VOLUNTEER IN ACTION: Ji Xiaojun, an anchor man at China Central Television's English channel, teaches a class at the Dandelion Middle School on June 8 as a volunteer (JI NAN)

Migrant children brought with them an educational conundrum in China—they could not access free compulsory education in urban public schools. According to the Compulsory Education Law of China published in 1986, local governments in their places of origin should be responsible for providing them free compulsory education.

As the number of school-age migrant children grew, education became a pressing issue. In 1998, the Ministry of Education and the Ministry of Public Security published a provisional regulation on schooling for migrant children. The provision gave a green light to private schools for migrant children, and permitted the schools to meet lower standards compared to regular full-time schools.

After the regulation, migrant children schools mushroomed. Liu found the number of migrant children schools in Beijing went up from less than 50 in 1997 to about 200 in 2000. In 2008, about 300 such schools were still running.

However, most of the private migrant schools are not authorized by the government. Some school headmasters and teachers themselves are poorly educated. China Youth Daily reported one headmaster of such a school only had a two-year primary school education.

The father of a student surnamed Shang at the Dandelion Middle School talked about the experience he had with a private school for migrant children his son attended.

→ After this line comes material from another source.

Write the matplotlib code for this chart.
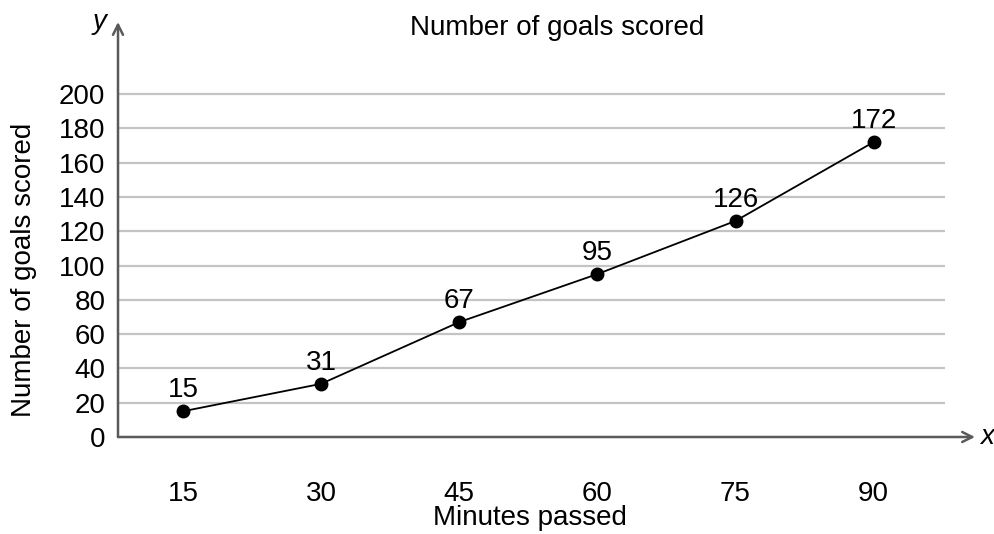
import matplotlib
matplotlib.use("Agg")
import matplotlib.pyplot as plt
from matplotlib import font_manager

minutes = [15, 30, 45, 60, 75, 90]
goals = [15, 31, 67, 95, 126, 172]
y_ticks = [0, 20, 40, 60, 80, 100, 120, 140, 160, 180, 200]
title = "Number of goals scored"
x_label = "Minutes passed"
y_label = "Number of goals scored"

names = {f.name for f in font_manager.fontManager.ttflist}
family = "Liberation Sans Narrow" if "Liberation Sans Narrow" in names else "Liberation Sans"
plt.rcParams["font.family"] = [family, "DejaVu Sans"]

fs = 20 if family == "Liberation Sans" else 22.5
fig = plt.figure(figsize=(9.95, 5.34), dpi=100)
ax = fig.add_axes([118 / 995, 97 / 534, 857 / 995, 415 / 534])
x_lo, x_hi, grid_hi = 7.95, 101.0, 97.7
ax.set_xlim(x_lo, x_hi)
ax.set_ylim(0, 242)
for s in ax.spines.values():
    s.set_visible(False)

# horizontal grid lines
ax.hlines(y_ticks[1:], x_lo, grid_hi, colors="#c4c4c4", linewidth=1.6, zorder=1)

# axes with arrow heads
axis_col = "#5a5a5a"
ax.annotate("", xy=(x_hi, 0), xytext=(x_lo, 0),
            arrowprops=dict(arrowstyle="->", color=axis_col, lw=1.8,
                            shrinkA=0, shrinkB=0, mutation_scale=18),
            annotation_clip=False)
ax.annotate("", xy=(x_lo, 242), xytext=(x_lo, 0),
            arrowprops=dict(arrowstyle="->", color=axis_col, lw=1.8,
                            shrinkA=0, shrinkB=0, mutation_scale=18),
            annotation_clip=False)

ax.plot(minutes, goals, color="black", linewidth=1.3, marker="o",
        markersize=9, zorder=3, clip_on=False)
for m, g in zip(minutes, goals):
    ax.annotate(str(g), (m, g), xytext=(0, 6), textcoords="offset points",
                ha="center", va="bottom", fontsize=fs)

ax.set_xticks(minutes)
ax.set_xticklabels([str(m) for m in minutes], fontsize=fs)
ax.set_yticks(y_ticks)
ax.set_yticklabels([str(v) for v in y_ticks], fontsize=fs)
ax.tick_params(length=0)
ax.tick_params(axis="x", pad=32)
ax.tick_params(axis="y", pad=9)

fig.text(557 / 995, 1 - 28 / 534, title, ha="center", va="center", fontsize=fs)
fig.text(530 / 995, 1 - 518 / 534, x_label, ha="center", va="center", fontsize=fs)
fig.text(24 / 995, 1 - 270 / 534, y_label, ha="center", va="center",
         rotation=90, fontsize=fs)
fig.text(100 / 995, 1 - 22 / 534, "y", ha="center", va="center",
         fontsize=fs, style="italic")
fig.text(987 / 995, 1 - 437 / 534, "x", ha="center", va="center",
         fontsize=fs, style="italic")

fig.savefig("out.png", dpi=100)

"That school was awful," Shang said, accusing it of being more concerned with revenue than quality education. "As long as students were safe and sound in the school, the teachers felt okay. They did not teach much. In fact, I taught my son more than the teachers."

Shang is a migrant worker in the clothing industry. He and his wife, natives of Hubei Province, came to Beijing after working in south China's Guangzhou City, Guangdong Province, for several years. Shang brought his son with him wherever he worked. He says the teachers at Dandelion are very responsible.

"In Dandelion Middle School, we have taken several measures to ensure teaching quality," said Cheng Jianfang, the school's teaching supervisor. The school recruits teachers with educational backgrounds in normal schools and with teaching licenses. Teachers are required to write teaching plans and at times present them in front of other teachers and listen to each other's classes. School leaders randomly drop into classes to monitor teaching quality.

"We can tell whether a teacher is devoted. If a teacher is devoted, he or she will do a good job," Cheng explained.

These measures give incentives for teachers to improve. Because salary paid at the school is relatively low compared with the average teacher's income in Beijing, it is difficult to attract experienced teachers from public schools, Cheng said. Most of the teachers working at the school are from other provinces, and did not have much teaching experience when they started. The school offers them on-the-job training and has a teacher exchange program with top middle schools in Beijing.

The students make progress at the school, Cheng said. Many new students did poorly when they just moved in. Last year, the school recruited 220 students and only five of them passed all the three subjects at the entrance examination for junior middle school. After studying for three years, students took the same high-school entrance exams as regular students in Beijing. During the past two years, 98 percent of the students taking the exam passed.

"We not only improve the students' knowledge, but teach them to be a good person and improve their overall qualifications," said Cheng.